Exercise instructions » Pictures excluded, reproduce exactly the lines below from the one with "What matplotlib code" through the one with "a_line_start, a_line_end = 0, 35", both included.

Given entries »
════════════════════

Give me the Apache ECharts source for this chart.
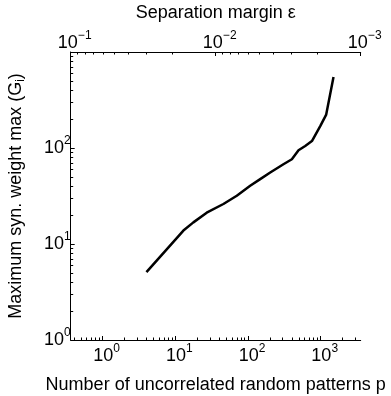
<!DOCTYPE html>
<html><head><meta charset="utf-8">
<script src="https://cdn.jsdelivr.net/npm/echarts@6/dist/echarts.min.js"></script>
<style>html,body{margin:0;padding:0;background:#fff}#c{width:391px;height:396px}</style>
</head><body><div id="c"></div>
<script>
// Data
const pValues = [4, 12.9, 17.7, 27, 45.8, 70, 107, 147, 202, 307, 401, 495, 612, 757, 985, 1190, 1500];
const gMax    = [5.1, 13.8, 16.8, 21.2, 26.1, 31.8, 40.4, 47.4, 55.5, 67.8, 76.4, 94.7, 105, 118, 169, 223, 548];
const xTickLabels = [1, 10, 100, 1000];
const yTickLabels = [1, 10, 100];
const epsTickLabels = [0.1, 0.01, 0.001];
const xRange = [0.363, 3550];
const yRange = [1, 1000];
const epsRange = [0.001, 0.1];

function minorTicks(lo, hi) {
  const out = [];
  for (let e = Math.floor(Math.log10(lo)) ; e <= Math.ceil(Math.log10(hi)); e++) {
    for (let m = 2; m <= 9; m++) {
      const v = m * Math.pow(10, e);
      if (v > lo * 1.0001 && v < hi * 0.9999) out.push(v);
    }
  }
  return out;
}
function expLabel(v) {
  const e = Math.round(Math.log10(v));
  return '{b|10}{s|' + (e < 0 ? '\u2212' + (-e) : e) + '}';
}
const FONT = 'Liberation Sans, Arial, Helvetica, sans-serif';
const richX = {
  b: { fontSize: 18, fontFamily: FONT, color: '#000', padding: [0, 0, 0, 8] },
  s: { fontSize: 12, fontFamily: FONT, color: '#000', padding: [0, 0, 15, 0] }
};
const richY = {
  b: { fontSize: 18, fontFamily: FONT, color: '#000' },
  s: { fontSize: 12, fontFamily: FONT, color: '#000', padding: [0, 0, 15, 0] }
};
const lineStyle = { color: '#000', width: 1 };

const chart = echarts.init(document.getElementById('c'), null, { renderer: 'canvas' });
chart.setOption({
  animation: false,
  backgroundColor: '#fff',
  grid: { left: 70.7, right: 30.3, top: 52, bottom: 56, containLabel: false, outerBoundsMode: 'none' },
  xAxis: [
    { // bottom main axis
      type: 'log', logBase: 10, position: 'bottom', min: xRange[0], max: xRange[1],
      name: 'Number of uncorrelated random patterns p', nameLocation: 'middle', nameGap: 36,
      nameTextStyle: { fontSize: 18, fontFamily: FONT, color: '#000' },
      axisLine: { show: true, onZero: false, lineStyle },
      axisTick: { show: true, inside: true, length: 4, customValues: xTickLabels, lineStyle },
      axisLabel: { show: true, customValues: xTickLabels, margin: 3, formatter: expLabel, rich: richX },
      splitLine: { show: false }
    },
    { // top epsilon axis
      type: 'log', logBase: 10, position: 'top', inverse: true, min: epsRange[0], max: epsRange[1],
      name: 'Separation margin \u03b5', nameLocation: 'middle', nameGap: 30,
      nameTextStyle: { fontSize: 18, fontFamily: FONT, color: '#000' },
      axisLine: { show: true, onZero: false, lineStyle },
      axisTick: { show: true, inside: true, length: 4, customValues: epsTickLabels, lineStyle },
      axisLabel: { show: true, customValues: epsTickLabels, margin: -5, formatter: expLabel, rich: richX },
      splitLine: { show: false }
    },
    { // bottom minor ticks
      type: 'log', logBase: 10, position: 'bottom', min: xRange[0], max: xRange[1],
      axisLine: { show: false, onZero: false },
      axisTick: { show: true, inside: true, length: 2.5, customValues: minorTicks(xRange[0], xRange[1]), lineStyle },
      axisLabel: { show: false }, splitLine: { show: false }
    },
    { // top minor ticks
      type: 'log', logBase: 10, position: 'top', inverse: true, min: epsRange[0], max: epsRange[1],
      axisLine: { show: false, onZero: false },
      axisTick: { show: true, inside: true, length: 2.5, customValues: minorTicks(epsRange[0], epsRange[1]), lineStyle },
      axisLabel: { show: false }, splitLine: { show: false }
    }
  ],
  yAxis: [
    {
      type: 'log', logBase: 10, position: 'left', min: yRange[0], max: yRange[1],
      name: 'Maximum syn. weight max (G{sub|i})', nameLocation: 'middle', nameGap: 44, nameRotate: 90,
      nameTextStyle: { fontSize: 18, fontFamily: FONT, color: '#000',
        rich: { sub: { fontSize: 12, fontFamily: FONT, color: '#000', padding: [10, 0, 0, 0] } } },
      axisLine: { show: true, onZero: false, lineStyle },
      axisTick: { show: true, inside: true, length: 4, customValues: yTickLabels, lineStyle },
      axisLabel: { show: true, customValues: yTickLabels, margin: 0, formatter: expLabel, rich: richY },
      splitLine: { show: false }
    },
    {
      type: 'log', logBase: 10, position: 'left', min: yRange[0], max: yRange[1],
      axisLine: { show: false, onZero: false },
      axisTick: { show: true, inside: true, length: 2.5, customValues: minorTicks(yRange[0], yRange[1]), lineStyle },
      axisLabel: { show: false }, splitLine: { show: false }
    }
  ],
  series: [{
    type: 'line', xAxisIndex: 0, yAxisIndex: 0,
    data: pValues.map((p, i) => [p, gMax[i]]),
    showSymbol: false, symbol: 'none', smooth: false,
    lineStyle: { color: '#000', width: 2.5 },
    itemStyle: { color: '#000' }
  }]
});
</script></body></html>
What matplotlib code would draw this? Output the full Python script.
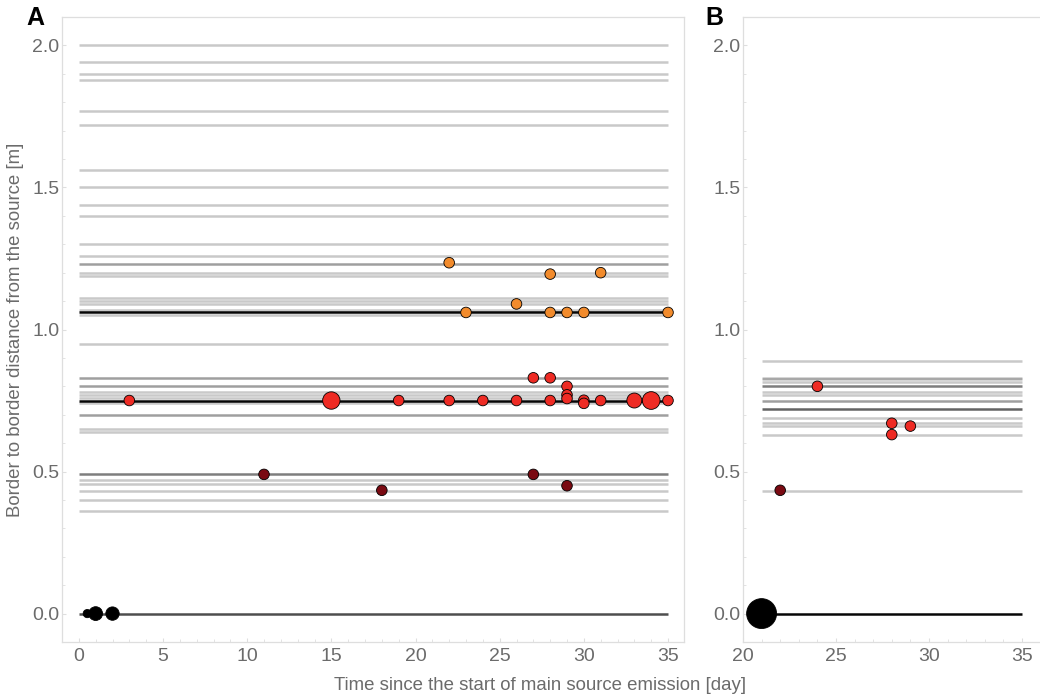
import matplotlib
matplotlib.use("Agg")
import matplotlib.pyplot as plt
import numpy as np

# ---------------- data ----------------
# Panel A: horizontal trajectories (distance, number of overlapping plants)
a_line_dist = [2.00, 1.94, 1.90, 1.88, 1.77, 1.72, 1.56, 1.50, 1.44, 1.40,
               1.30, 1.26, 1.23, 1.20, 1.19, 1.11, 1.10, 1.09, 1.07, 1.06, 1.05,
               0.95, 0.83, 0.80, 0.78, 0.77, 0.76, 0.75, 0.74, 0.70,
               0.65, 0.64, 0.49, 0.47, 0.455, 0.43, 0.40, 0.36, 0.00]
a_line_count = [1, 1, 1, 1, 1, 1, 1, 1, 1, 1,
                1, 1, 2, 1, 1, 1, 1, 1, 1, 16, 1,
                1, 2, 2, 1, 1, 1, 16, 1, 2,
                1, 1, 3, 1, 1, 1, 1, 1, 5]
a_line_start, a_line_end = 0, 35

# Panel A: infection events (day, distance, group, weight)
a_pt_day = [22, 23, 26, 28, 28, 29, 30, 31, 35,
            3, 15, 19, 22, 24, 26, 27, 28, 28, 29, 29, 29, 30, 30, 31, 33, 34, 35,
            11, 18, 27, 29,
            0.5, 1, 2]
a_pt_dist = [1.235, 1.06, 1.09, 1.195, 1.06, 1.06, 1.06, 1.20, 1.06,
             0.75, 0.75, 0.75, 0.75, 0.75, 0.75, 0.83, 0.83, 0.75, 0.80, 0.77, 0.757, 0.751, 0.74, 0.75, 0.75, 0.75, 0.75,
             0.49, 0.434, 0.49, 0.45,
             0.0, 0.0, 0.0]
a_pt_group = ["orange"] * 9 + ["red"] * 18 + ["darkred"] * 4 + ["source"] * 3
a_pt_weight = [1] * 9 + [1, 2.7, 1, 1, 1, 1, 1, 1, 1, 1, 1, 1, 1, 1, 1, 2.0, 2.8, 1] + [1] * 4 + [0.6, 1.7, 1.6]

# Panel B
b_line_dist = [0.89, 0.83, 0.825, 0.815, 0.80, 0.78, 0.77, 0.75, 0.72,
               0.69, 0.67, 0.66, 0.63, 0.43, 0.00]
b_line_count = [1, 1, 1, 1, 3, 1, 1, 2, 4, 1, 1, 1, 1, 1, 16]
b_line_start, b_line_end = 21, 35

b_pt_day = [24, 28, 28, 29, 22, 21]
b_pt_dist = [0.80, 0.67, 0.63, 0.66, 0.434, 0.0]
b_pt_group = ["red", "red", "red", "red", "darkred", "source"]
b_pt_weight = [1, 1, 1, 1, 1, 8.0]

xticks_a = [0, 5, 10, 15, 20, 25, 30, 35]
xticks_b = [20, 25, 30, 35]
yticks = [0.0, 0.5, 1.0, 1.5, 2.0]

# ---------------- style ----------------
group_colors = {"orange": "#F28B2C", "red": "#EE2B24", "darkred": "#7A0A12", "source": "#000000"}
base_s = 58
line_alpha = 0.21
frame_col = "#DEDEDE"
text_col = "#6B6B6B"

plt.rcParams["font.family"] = ["Liberation Sans", "DejaVu Sans"]

fig = plt.figure(figsize=(10.4, 6.98), dpi=100)
axA = fig.add_axes([62 / 1040, 1 - 642 / 698, 622 / 1040, 625 / 698])
axB = fig.add_axes([743 / 1040, 1 - 642 / 698, 297 / 1040, 625 / 698])


def draw(ax, ldist, lcount, lstart, lend, pday, pdist, pgroup, pweight, xlim, xticks):
    for d, n in zip(ldist, lcount):
        alpha = 1 - (1 - line_alpha) ** n
        ax.plot([lstart, lend], [d, d], color="black", alpha=alpha, lw=1.8,
                solid_capstyle="butt", zorder=1)
    cols = [group_colors[g] for g in pgroup]
    sizes = [base_s * w for w in pweight]
    ax.scatter(pday, pdist, s=sizes, c=cols, edgecolors="black", linewidths=0.6, zorder=3)
    ax.set_xlim(*xlim)
    ax.set_ylim(-0.1, 2.1)
    ax.set_xticks(xticks)
    ax.set_yticks(yticks)
    ax.set_yticklabels([f"{v:.1f}" for v in yticks])
    ax.set_xticks(np.arange(xlim[0] // 1 + 1, xlim[1], 1), minor=True)
    ax.set_yticks(np.arange(-0.1, 2.11, 0.1), minor=True)
    for s in ax.spines.values():
        s.set_color(frame_col)
        s.set_linewidth(0.9)
    ax.tick_params(axis="both", which="major", direction="in", length=3, color=frame_col,
                   labelcolor=text_col, labelsize=14, pad=4)
    ax.tick_params(axis="both", which="minor", direction="in", length=2.5, color=frame_col)
    ax.tick_params(axis="y", pad=2)


draw(axA, a_line_dist, a_line_count, a_line_start, a_line_end,
     a_pt_day, a_pt_dist, a_pt_group, a_pt_weight, (-1.0, 35.95), xticks_a)
draw(axB, b_line_dist, b_line_count, b_line_start, b_line_end,
     b_pt_day, b_pt_dist, b_pt_group, b_pt_weight, (20.0, 35.97), xticks_b)
axB.spines["right"].set_visible(False)

fig.text(35 / 1040, 1 - 18 / 698, "A", fontsize=18, fontweight="bold", ha="center", va="center")
fig.text(714 / 1040, 1 - 18 / 698, "B", fontsize=18, fontweight="bold", ha="center", va="center")
fig.text(540 / 1040, 1 - 686 / 698, "Time since the start of main source emission [day]",
         fontsize=13.4, color=text_col, ha="center", va="center")
fig.text(16 / 1040, 1 - 330 / 698, "Border to border distance from the source [m]",
         fontsize=13.4, color=text_col, ha="center", va="center", rotation=90)

fig.savefig("out.png", dpi=100)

════════════════════

Exercise output »
What matplotlib code would draw this? Output the full Python script.
import matplotlib
matplotlib.use("Agg")
import matplotlib.pyplot as plt
import numpy as np

# ---------------- data ----------------
# Panel A: horizontal trajectories (distance, number of overlapping plants)
a_line_dist = [2.00, 1.94, 1.90, 1.88, 1.77, 1.72, 1.56, 1.50, 1.44, 1.40,
               1.30, 1.26, 1.23, 1.20, 1.19, 1.11, 1.10, 1.09, 1.07, 1.06, 1.05,
               0.95, 0.83, 0.80, 0.78, 0.77, 0.76, 0.75, 0.74, 0.70,
               0.65, 0.64, 0.49, 0.47, 0.455, 0.43, 0.40, 0.36, 0.00]
a_line_count = [1, 1, 1, 1, 1, 1, 1, 1, 1, 1,
                1, 1, 2, 1, 1, 1, 1, 1, 1, 16, 1,
                1, 2, 2, 1, 1, 1, 16, 1, 2,
                1, 1, 3, 1, 1, 1, 1, 1, 5]
a_line_start, a_line_end = 0, 35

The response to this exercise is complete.